§ THE TASK
Hand back each line, unchanged, from the top down to the line where "import matplotlib.pyplot as plt" sits.

§ DATA SHOWN
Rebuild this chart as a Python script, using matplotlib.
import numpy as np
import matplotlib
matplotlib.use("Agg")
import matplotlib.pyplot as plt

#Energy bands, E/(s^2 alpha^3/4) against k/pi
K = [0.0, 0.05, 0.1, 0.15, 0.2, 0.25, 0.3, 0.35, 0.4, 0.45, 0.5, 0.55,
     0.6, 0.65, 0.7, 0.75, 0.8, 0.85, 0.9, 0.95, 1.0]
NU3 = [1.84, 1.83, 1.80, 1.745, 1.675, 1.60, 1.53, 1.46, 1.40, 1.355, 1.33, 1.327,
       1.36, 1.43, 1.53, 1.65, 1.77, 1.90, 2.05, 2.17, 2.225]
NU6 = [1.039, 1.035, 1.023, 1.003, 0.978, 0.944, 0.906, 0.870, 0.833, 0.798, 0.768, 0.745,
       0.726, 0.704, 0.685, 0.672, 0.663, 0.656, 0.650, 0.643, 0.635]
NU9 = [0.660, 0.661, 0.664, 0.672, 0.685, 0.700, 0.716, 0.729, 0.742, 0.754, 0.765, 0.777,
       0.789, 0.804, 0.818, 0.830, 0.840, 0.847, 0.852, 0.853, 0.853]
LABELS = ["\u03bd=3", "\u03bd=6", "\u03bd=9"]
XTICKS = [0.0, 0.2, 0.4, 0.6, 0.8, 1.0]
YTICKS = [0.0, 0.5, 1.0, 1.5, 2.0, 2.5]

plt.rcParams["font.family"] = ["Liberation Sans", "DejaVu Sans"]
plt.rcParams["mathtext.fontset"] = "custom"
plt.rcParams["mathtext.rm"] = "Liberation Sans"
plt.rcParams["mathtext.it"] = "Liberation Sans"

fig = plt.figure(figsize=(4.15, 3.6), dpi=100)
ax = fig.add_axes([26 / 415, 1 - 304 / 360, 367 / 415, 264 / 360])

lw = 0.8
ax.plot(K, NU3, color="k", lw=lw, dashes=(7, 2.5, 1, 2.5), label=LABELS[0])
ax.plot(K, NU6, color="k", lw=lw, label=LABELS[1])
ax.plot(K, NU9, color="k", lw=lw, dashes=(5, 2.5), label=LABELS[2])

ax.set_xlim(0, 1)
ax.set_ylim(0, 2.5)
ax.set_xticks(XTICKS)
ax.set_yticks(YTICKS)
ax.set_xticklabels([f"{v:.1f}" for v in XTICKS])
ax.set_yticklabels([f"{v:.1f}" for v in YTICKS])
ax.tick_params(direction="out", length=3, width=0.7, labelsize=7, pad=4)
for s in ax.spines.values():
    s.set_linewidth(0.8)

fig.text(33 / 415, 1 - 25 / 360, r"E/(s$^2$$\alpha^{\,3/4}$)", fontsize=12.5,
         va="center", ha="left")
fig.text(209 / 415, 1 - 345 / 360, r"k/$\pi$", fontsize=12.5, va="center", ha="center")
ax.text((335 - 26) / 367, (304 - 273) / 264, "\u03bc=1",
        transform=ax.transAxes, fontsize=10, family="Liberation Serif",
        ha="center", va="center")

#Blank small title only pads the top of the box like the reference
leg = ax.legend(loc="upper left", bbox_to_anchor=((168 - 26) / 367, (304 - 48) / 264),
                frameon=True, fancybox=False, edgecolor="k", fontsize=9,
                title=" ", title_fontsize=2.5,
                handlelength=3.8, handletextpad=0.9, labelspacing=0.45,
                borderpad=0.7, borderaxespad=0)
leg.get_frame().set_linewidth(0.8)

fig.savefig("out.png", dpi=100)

§ OUTPUT BELOW
Rebuild this chart as a Python script, using matplotlib.
import numpy as np
import matplotlib
matplotlib.use("Agg")
import matplotlib.pyplot as plt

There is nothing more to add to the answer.